:: Dataset records ::

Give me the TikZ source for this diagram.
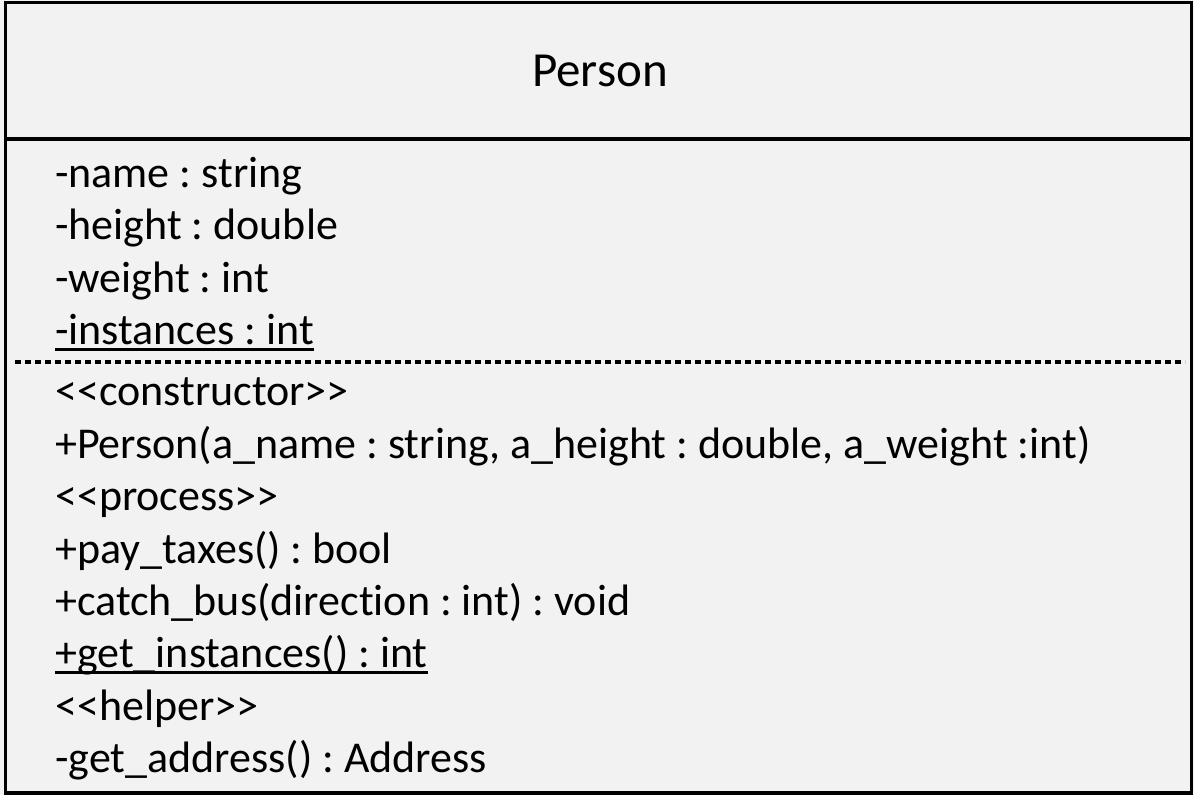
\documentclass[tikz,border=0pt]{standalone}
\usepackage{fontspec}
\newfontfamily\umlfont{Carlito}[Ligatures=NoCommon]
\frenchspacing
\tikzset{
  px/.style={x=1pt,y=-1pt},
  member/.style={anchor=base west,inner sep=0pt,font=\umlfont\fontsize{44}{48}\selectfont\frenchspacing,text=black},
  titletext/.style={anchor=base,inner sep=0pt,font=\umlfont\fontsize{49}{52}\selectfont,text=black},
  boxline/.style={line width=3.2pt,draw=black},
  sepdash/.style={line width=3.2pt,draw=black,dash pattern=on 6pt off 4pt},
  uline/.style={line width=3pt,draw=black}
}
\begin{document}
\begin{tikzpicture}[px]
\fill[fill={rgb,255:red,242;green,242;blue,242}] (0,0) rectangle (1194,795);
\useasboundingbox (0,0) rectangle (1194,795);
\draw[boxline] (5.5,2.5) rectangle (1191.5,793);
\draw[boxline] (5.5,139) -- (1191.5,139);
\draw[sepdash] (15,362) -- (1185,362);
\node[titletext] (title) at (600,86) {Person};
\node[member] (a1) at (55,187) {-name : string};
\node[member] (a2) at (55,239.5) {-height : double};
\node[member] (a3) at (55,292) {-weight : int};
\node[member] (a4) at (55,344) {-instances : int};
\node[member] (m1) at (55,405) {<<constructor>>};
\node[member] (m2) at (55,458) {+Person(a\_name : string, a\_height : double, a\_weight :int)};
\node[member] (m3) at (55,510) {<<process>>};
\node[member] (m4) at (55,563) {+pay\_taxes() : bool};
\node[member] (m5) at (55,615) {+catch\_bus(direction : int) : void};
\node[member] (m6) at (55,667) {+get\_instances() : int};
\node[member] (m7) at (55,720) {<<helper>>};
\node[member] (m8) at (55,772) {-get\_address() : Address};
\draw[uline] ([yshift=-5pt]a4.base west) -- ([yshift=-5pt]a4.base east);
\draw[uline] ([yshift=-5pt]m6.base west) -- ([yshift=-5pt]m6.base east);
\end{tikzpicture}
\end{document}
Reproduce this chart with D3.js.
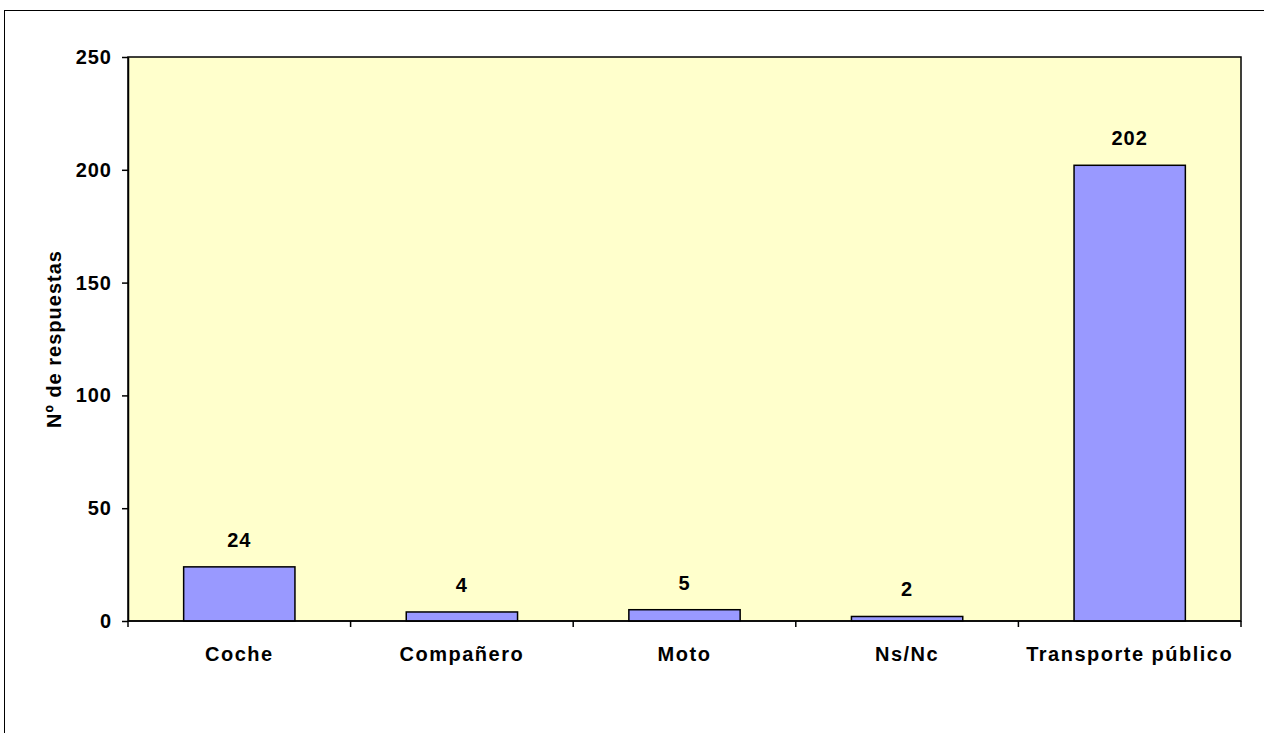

:::

[Requirements]
Copy the material exactly. Do not include the pictures.

[Task result]
Give me the TikZ source for this diagram.
\documentclass[tikz,border=0pt]{standalone}
\usepackage{fontspec}
\newfontfamily\umlfont{Carlito}[Ligatures=NoCommon]
\frenchspacing
\tikzset{
  px/.style={x=1pt,y=-1pt},
  member/.style={anchor=base west,inner sep=0pt,font=\umlfont\fontsize{44}{48}\selectfont\frenchspacing,text=black},
  titletext/.style={anchor=base,inner sep=0pt,font=\umlfont\fontsize{49}{52}\selectfont,text=black},
  boxline/.style={line width=3.2pt,draw=black},
  sepdash/.style={line width=3.2pt,draw=black,dash pattern=on 6pt off 4pt},
  uline/.style={line width=3pt,draw=black}
}
\begin{document}
\begin{tikzpicture}[px]
\fill[fill={rgb,255:red,242;green,242;blue,242}] (0,0) rectangle (1194,795);
\useasboundingbox (0,0) rectangle (1194,795);
\draw[boxline] (5.5,2.5) rectangle (1191.5,793);
\draw[boxline] (5.5,139) -- (1191.5,139);
\draw[sepdash] (15,362) -- (1185,362);
\node[titletext] (title) at (600,86) {Person};
\node[member] (a1) at (55,187) {-name : string};
\node[member] (a2) at (55,239.5) {-height : double};
\node[member] (a3) at (55,292) {-weight : int};
\node[member] (a4) at (55,344) {-instances : int};
\node[member] (m1) at (55,405) {<<constructor>>};
\node[member] (m2) at (55,458) {+Person(a\_name : string, a\_height : double, a\_weight :int)};
\node[member] (m3) at (55,510) {<<process>>};
\node[member] (m4) at (55,563) {+pay\_taxes() : bool};
\node[member] (m5) at (55,615) {+catch\_bus(direction : int) : void};
\node[member] (m6) at (55,667) {+get\_instances() : int};
\node[member] (m7) at (55,720) {<<helper>>};
\node[member] (m8) at (55,772) {-get\_address() : Address};
\draw[uline] ([yshift=-5pt]a4.base west) -- ([yshift=-5pt]a4.base east);
\draw[uline] ([yshift=-5pt]m6.base west) -- ([yshift=-5pt]m6.base east);
\end{tikzpicture}
\end{document}
Reproduce this chart with D3.js.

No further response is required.